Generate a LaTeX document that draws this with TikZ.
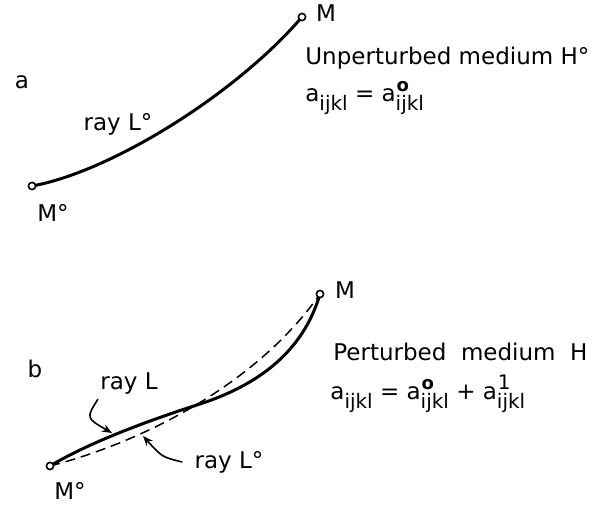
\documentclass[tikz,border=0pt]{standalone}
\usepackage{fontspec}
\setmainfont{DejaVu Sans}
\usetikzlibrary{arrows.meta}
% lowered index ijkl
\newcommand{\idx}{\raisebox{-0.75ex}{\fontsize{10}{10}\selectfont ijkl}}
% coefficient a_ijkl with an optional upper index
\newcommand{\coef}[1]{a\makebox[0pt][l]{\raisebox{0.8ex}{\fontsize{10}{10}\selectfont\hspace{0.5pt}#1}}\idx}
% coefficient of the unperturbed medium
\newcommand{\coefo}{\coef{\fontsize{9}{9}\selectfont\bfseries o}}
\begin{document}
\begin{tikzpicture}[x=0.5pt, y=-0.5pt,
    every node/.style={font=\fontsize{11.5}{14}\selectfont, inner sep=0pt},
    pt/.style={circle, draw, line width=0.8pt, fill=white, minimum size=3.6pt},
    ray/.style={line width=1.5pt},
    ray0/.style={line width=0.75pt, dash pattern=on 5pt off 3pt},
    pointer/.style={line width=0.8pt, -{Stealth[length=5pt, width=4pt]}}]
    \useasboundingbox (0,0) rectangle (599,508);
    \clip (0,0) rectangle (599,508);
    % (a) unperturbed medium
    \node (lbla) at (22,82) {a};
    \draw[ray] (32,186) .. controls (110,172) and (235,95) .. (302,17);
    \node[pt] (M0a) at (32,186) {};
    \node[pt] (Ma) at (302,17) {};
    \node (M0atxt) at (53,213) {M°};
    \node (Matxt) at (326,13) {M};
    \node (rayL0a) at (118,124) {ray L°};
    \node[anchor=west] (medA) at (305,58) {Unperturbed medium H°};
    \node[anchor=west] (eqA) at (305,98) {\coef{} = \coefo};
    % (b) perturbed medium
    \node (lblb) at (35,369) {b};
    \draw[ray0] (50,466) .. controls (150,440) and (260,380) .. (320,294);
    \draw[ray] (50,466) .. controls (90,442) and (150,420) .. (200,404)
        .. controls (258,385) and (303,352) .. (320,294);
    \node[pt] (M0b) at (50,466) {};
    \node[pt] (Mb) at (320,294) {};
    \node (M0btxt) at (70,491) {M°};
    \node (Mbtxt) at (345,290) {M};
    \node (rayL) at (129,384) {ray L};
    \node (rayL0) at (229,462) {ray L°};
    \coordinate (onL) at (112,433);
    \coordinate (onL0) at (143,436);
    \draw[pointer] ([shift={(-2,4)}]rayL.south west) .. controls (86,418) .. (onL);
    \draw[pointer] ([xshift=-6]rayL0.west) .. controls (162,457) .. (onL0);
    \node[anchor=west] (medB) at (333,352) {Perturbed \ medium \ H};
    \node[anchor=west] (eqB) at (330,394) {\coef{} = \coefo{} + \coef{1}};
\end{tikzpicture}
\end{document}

-=-=-=-=-

REQUIREMENTS: Leave out the pictures and give the listing above again exactly.

RESPONSE TO THIS TASK:
Generate a LaTeX document that draws this with TikZ.
\documentclass[tikz,border=0pt]{standalone}
\usepackage{fontspec}
\setmainfont{DejaVu Sans}
\usetikzlibrary{arrows.meta}
% lowered index ijkl
\newcommand{\idx}{\raisebox{-0.75ex}{\fontsize{10}{10}\selectfont ijkl}}
% coefficient a_ijkl with an optional upper index
\newcommand{\coef}[1]{a\makebox[0pt][l]{\raisebox{0.8ex}{\fontsize{10}{10}\selectfont\hspace{0.5pt}#1}}\idx}
% coefficient of the unperturbed medium
\newcommand{\coefo}{\coef{\fontsize{9}{9}\selectfont\bfseries o}}
\begin{document}
\begin{tikzpicture}[x=0.5pt, y=-0.5pt,
    every node/.style={font=\fontsize{11.5}{14}\selectfont, inner sep=0pt},
    pt/.style={circle, draw, line width=0.8pt, fill=white, minimum size=3.6pt},
    ray/.style={line width=1.5pt},
    ray0/.style={line width=0.75pt, dash pattern=on 5pt off 3pt},
    pointer/.style={line width=0.8pt, -{Stealth[length=5pt, width=4pt]}}]
    \useasboundingbox (0,0) rectangle (599,508);
    \clip (0,0) rectangle (599,508);
    % (a) unperturbed medium
    \node (lbla) at (22,82) {a};
    \draw[ray] (32,186) .. controls (110,172) and (235,95) .. (302,17);
    \node[pt] (M0a) at (32,186) {};
    \node[pt] (Ma) at (302,17) {};
    \node (M0atxt) at (53,213) {M°};
    \node (Matxt) at (326,13) {M};
    \node (rayL0a) at (118,124) {ray L°};
    \node[anchor=west] (medA) at (305,58) {Unperturbed medium H°};
    \node[anchor=west] (eqA) at (305,98) {\coef{} = \coefo};
    % (b) perturbed medium
    \node (lblb) at (35,369) {b};
    \draw[ray0] (50,466) .. controls (150,440) and (260,380) .. (320,294);
    \draw[ray] (50,466) .. controls (90,442) and (150,420) .. (200,404)
        .. controls (258,385) and (303,352) .. (320,294);
    \node[pt] (M0b) at (50,466) {};
    \node[pt] (Mb) at (320,294) {};
    \node (M0btxt) at (70,491) {M°};
    \node (Mbtxt) at (345,290) {M};
    \node (rayL) at (129,384) {ray L};
    \node (rayL0) at (229,462) {ray L°};
    \coordinate (onL) at (112,433);
    \coordinate (onL0) at (143,436);
    \draw[pointer] ([shift={(-2,4)}]rayL.south west) .. controls (86,418) .. (onL);
    \draw[pointer] ([xshift=-6]rayL0.west) .. controls (162,457) .. (onL0);
    \node[anchor=west] (medB) at (333,352) {Perturbed \ medium \ H};
    \node[anchor=west] (eqB) at (330,394) {\coef{} = \coefo{} + \coef{1}};
\end{tikzpicture}
\end{document}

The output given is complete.